Instructions for the task:
Find and copy lines holding "page".

Given data:
---------------
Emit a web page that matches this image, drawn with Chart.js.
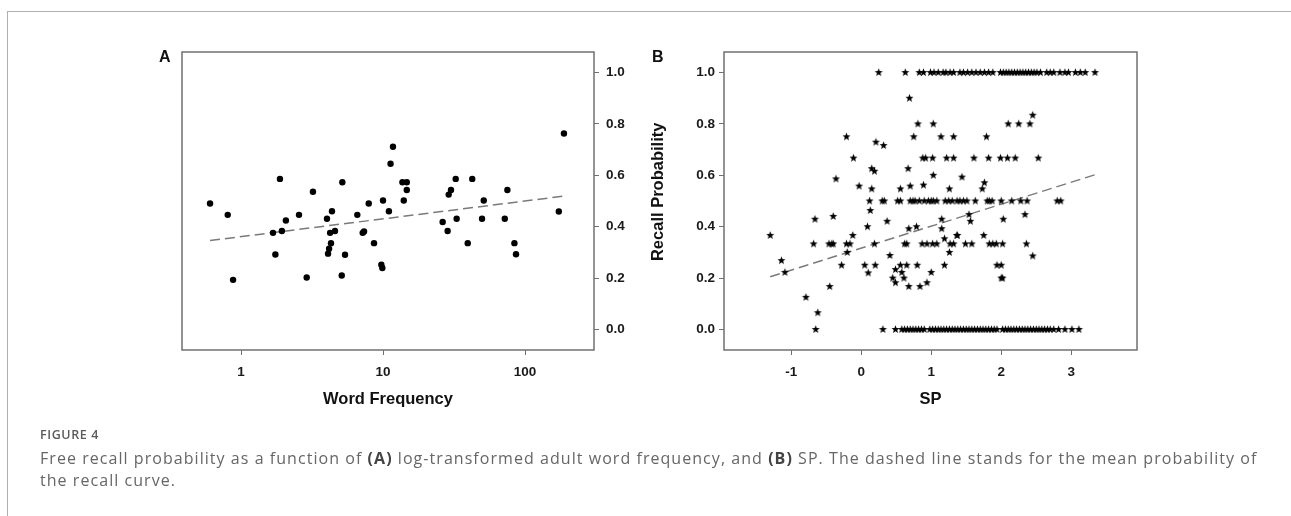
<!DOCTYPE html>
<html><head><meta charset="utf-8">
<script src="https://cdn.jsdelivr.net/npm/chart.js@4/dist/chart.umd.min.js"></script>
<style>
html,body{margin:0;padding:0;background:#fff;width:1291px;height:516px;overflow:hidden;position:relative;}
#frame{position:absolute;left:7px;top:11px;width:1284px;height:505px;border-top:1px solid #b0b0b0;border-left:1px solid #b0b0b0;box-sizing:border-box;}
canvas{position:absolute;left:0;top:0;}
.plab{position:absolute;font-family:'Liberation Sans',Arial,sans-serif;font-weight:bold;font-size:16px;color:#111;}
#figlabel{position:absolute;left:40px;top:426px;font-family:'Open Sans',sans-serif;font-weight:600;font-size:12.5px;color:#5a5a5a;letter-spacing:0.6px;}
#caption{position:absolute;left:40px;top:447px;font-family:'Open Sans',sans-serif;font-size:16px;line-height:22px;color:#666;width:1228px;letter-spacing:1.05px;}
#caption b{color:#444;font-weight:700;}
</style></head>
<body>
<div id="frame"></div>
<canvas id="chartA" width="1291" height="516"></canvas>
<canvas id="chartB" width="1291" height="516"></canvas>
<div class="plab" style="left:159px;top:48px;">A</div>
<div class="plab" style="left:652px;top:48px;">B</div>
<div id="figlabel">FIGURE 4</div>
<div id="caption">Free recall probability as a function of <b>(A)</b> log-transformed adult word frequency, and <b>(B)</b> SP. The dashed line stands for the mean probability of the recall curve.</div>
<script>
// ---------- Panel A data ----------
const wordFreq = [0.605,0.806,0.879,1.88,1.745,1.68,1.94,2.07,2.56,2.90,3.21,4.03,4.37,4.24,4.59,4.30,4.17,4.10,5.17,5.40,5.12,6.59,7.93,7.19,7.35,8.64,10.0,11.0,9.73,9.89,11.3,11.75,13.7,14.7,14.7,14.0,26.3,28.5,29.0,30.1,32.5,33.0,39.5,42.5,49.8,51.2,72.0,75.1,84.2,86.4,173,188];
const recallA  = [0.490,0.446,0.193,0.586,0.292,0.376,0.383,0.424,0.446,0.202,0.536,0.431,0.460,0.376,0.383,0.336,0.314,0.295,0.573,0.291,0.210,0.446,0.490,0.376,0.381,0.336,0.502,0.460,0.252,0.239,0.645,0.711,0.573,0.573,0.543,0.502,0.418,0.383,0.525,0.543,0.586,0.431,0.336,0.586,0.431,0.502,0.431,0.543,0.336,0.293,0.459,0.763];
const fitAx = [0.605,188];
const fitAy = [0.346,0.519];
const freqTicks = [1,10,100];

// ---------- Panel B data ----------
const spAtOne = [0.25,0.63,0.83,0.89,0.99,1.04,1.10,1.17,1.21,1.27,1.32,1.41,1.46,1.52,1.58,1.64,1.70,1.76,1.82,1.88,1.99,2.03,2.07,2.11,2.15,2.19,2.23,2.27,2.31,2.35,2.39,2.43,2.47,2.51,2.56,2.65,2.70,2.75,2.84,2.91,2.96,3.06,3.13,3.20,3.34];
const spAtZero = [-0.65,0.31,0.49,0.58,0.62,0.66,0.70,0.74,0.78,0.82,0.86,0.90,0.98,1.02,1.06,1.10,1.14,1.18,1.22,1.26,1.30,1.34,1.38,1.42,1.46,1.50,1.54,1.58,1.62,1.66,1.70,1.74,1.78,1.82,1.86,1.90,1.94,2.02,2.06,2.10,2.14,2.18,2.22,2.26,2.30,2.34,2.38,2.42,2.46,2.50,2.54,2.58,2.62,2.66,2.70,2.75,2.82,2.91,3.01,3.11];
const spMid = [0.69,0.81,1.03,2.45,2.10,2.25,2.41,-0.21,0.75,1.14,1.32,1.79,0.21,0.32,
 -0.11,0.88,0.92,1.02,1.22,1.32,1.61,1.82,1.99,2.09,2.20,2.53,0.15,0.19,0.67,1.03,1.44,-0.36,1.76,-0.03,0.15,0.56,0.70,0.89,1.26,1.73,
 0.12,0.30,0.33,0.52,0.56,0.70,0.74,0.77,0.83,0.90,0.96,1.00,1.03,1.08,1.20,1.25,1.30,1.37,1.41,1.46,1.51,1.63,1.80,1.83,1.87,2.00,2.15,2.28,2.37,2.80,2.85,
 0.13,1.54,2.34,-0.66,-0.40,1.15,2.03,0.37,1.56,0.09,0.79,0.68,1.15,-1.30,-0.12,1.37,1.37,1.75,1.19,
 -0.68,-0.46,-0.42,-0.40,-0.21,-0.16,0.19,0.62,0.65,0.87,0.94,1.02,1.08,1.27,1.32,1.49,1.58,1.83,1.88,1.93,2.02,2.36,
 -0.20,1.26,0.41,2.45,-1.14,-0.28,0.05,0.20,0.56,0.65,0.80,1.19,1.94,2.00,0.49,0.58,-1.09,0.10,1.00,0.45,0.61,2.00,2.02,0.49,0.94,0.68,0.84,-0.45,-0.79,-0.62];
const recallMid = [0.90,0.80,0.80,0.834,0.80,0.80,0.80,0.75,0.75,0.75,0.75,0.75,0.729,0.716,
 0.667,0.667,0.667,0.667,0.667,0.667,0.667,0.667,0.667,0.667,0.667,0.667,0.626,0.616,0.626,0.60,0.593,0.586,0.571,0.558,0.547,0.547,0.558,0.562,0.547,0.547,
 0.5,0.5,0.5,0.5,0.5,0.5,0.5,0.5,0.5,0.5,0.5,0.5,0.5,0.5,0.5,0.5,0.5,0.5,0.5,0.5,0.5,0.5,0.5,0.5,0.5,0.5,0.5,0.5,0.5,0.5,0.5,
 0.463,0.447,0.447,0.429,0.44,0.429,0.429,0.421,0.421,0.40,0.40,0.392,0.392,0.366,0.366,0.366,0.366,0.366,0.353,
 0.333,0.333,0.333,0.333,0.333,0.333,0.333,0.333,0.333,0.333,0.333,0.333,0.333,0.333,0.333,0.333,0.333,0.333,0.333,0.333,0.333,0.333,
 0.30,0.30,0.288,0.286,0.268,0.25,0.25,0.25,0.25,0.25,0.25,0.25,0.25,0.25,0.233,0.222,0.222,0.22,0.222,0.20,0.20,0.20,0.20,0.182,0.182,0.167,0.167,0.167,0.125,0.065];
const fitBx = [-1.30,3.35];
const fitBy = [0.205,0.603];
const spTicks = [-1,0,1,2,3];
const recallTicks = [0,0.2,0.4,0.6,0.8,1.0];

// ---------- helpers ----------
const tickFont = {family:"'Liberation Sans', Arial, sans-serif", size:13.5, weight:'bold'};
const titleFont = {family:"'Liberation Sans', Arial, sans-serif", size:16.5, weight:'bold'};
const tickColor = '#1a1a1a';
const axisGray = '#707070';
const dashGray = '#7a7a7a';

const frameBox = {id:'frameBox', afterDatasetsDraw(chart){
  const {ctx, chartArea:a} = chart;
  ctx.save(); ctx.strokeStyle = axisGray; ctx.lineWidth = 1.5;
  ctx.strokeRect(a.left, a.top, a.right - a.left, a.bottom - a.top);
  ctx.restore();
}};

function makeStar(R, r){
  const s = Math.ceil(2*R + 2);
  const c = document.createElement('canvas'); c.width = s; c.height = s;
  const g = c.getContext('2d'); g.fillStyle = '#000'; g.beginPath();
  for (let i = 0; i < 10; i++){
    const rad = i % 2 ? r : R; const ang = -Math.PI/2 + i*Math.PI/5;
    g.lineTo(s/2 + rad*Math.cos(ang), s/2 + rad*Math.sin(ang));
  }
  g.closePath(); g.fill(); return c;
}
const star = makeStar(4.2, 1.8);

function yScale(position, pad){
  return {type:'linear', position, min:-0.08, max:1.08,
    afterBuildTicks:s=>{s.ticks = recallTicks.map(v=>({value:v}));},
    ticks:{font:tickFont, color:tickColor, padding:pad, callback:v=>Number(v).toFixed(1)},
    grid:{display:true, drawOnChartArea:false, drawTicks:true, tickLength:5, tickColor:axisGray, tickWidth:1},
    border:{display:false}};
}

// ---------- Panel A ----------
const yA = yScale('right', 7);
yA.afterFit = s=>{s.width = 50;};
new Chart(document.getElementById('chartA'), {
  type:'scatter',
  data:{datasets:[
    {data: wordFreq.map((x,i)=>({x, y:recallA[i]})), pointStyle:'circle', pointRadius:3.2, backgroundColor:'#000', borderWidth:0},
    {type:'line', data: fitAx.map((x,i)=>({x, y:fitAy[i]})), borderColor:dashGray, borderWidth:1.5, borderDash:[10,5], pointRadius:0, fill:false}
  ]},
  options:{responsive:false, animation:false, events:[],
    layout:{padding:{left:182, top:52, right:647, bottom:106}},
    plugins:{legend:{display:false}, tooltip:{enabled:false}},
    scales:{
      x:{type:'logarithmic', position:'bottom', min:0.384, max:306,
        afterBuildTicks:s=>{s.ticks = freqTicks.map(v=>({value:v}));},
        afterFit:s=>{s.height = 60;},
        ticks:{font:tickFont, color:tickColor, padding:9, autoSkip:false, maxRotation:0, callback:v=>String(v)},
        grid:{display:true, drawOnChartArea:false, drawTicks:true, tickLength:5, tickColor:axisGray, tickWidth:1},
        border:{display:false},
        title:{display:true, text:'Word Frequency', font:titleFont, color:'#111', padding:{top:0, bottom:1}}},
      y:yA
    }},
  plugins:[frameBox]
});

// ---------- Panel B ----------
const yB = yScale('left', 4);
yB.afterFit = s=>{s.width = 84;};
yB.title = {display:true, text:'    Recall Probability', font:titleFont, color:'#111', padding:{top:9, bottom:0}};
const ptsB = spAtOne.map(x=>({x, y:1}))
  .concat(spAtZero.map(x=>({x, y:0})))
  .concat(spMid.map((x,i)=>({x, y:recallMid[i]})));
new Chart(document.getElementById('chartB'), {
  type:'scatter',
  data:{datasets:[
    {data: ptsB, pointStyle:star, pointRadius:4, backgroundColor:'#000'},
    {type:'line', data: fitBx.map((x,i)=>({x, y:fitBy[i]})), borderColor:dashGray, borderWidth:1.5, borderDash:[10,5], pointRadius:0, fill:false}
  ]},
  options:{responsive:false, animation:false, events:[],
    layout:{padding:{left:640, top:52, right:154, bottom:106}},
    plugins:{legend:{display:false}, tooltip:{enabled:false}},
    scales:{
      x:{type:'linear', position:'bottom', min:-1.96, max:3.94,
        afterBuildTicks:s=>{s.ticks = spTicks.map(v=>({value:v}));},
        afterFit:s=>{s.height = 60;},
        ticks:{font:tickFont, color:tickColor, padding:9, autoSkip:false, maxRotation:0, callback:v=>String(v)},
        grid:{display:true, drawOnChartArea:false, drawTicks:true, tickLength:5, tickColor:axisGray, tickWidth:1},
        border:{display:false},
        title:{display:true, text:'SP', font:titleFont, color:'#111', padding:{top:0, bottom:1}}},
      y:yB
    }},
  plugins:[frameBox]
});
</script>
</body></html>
---------------
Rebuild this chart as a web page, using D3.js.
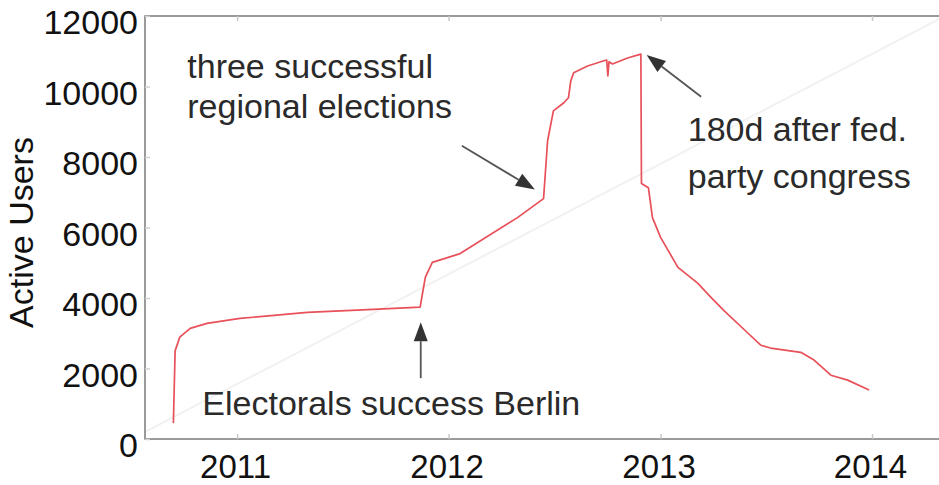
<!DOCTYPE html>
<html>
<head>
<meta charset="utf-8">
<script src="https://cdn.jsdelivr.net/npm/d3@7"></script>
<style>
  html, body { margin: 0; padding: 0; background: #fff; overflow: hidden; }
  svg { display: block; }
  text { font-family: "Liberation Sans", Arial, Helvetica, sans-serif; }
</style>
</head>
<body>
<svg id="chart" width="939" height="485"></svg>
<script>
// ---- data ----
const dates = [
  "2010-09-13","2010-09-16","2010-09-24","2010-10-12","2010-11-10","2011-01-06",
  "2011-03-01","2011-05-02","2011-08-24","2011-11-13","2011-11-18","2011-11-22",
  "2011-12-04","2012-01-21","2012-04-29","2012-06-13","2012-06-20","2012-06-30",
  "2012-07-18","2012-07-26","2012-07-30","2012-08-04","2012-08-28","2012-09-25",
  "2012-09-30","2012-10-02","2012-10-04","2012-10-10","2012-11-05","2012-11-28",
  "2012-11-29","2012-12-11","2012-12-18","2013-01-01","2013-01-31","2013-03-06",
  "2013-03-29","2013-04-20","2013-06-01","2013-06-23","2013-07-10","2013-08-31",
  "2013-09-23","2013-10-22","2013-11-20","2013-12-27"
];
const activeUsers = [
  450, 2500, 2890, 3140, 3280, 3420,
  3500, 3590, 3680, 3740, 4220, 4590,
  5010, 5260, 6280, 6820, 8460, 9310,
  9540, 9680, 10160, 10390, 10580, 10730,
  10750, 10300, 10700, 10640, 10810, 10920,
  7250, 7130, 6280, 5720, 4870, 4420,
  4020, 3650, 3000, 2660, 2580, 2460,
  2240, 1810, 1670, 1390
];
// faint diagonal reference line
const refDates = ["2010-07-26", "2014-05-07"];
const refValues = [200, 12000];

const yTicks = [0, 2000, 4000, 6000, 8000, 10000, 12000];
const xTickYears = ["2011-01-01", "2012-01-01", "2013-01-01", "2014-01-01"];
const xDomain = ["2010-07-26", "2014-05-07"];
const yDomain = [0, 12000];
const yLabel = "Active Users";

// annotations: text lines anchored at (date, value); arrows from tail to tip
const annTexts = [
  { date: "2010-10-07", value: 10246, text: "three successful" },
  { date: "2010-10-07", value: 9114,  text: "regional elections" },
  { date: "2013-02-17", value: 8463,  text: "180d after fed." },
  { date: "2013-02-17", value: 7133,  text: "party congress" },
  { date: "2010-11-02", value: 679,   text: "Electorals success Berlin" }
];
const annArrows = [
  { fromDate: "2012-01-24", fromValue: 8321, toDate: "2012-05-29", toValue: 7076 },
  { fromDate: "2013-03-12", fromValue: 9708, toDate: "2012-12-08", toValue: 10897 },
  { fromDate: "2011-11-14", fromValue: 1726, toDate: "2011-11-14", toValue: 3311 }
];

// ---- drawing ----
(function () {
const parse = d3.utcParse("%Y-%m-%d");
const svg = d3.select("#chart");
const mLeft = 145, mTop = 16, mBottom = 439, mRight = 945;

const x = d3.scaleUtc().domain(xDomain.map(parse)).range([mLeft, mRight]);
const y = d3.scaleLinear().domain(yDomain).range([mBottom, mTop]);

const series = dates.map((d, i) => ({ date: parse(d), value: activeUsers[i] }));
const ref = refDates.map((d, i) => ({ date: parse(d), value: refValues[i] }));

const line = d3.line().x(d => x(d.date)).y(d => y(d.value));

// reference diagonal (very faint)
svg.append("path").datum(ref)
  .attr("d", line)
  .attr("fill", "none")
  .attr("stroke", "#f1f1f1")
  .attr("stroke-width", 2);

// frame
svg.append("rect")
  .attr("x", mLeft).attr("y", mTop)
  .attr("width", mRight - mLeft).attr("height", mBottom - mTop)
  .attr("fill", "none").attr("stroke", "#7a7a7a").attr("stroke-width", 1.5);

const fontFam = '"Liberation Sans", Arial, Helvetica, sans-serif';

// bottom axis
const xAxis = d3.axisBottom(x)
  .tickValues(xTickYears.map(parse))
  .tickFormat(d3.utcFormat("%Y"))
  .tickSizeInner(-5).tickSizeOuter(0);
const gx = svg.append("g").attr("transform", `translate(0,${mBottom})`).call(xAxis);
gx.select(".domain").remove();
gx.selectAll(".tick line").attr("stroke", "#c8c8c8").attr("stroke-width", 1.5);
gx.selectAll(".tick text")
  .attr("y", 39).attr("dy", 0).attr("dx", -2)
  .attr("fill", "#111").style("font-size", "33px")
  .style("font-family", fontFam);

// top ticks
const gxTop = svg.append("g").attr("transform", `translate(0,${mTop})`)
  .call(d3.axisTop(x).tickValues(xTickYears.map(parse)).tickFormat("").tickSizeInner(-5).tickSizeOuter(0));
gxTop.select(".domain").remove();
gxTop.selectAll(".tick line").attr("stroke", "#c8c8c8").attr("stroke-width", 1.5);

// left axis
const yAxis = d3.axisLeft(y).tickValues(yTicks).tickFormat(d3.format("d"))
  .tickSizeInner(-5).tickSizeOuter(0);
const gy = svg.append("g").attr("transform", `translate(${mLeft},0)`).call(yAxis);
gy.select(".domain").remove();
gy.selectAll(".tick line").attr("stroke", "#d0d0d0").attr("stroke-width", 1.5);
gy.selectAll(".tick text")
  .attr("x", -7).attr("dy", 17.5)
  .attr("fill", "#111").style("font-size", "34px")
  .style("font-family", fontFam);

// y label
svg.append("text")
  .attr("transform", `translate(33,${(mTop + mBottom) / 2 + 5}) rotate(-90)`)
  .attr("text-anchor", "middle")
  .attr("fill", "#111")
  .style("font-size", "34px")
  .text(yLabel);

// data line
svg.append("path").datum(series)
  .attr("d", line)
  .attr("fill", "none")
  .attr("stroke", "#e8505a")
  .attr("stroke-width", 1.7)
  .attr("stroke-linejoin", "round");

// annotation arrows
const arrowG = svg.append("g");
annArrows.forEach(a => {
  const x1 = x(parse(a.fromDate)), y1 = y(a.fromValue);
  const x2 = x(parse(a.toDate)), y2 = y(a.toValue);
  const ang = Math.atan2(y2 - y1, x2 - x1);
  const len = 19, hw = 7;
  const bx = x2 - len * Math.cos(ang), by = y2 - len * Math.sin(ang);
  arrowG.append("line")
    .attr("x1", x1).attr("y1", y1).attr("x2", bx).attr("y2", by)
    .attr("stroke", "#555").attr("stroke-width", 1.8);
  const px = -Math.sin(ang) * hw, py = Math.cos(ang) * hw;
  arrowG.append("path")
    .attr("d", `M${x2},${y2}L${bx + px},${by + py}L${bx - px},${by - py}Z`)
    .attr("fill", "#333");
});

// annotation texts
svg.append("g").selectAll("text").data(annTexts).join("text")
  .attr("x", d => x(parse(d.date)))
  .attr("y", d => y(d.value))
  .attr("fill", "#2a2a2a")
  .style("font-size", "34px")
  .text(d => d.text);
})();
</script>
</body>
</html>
---------------
In response:
Emit a web page that matches this image, drawn with Chart.js.
Rebuild this chart as a web page, using D3.js.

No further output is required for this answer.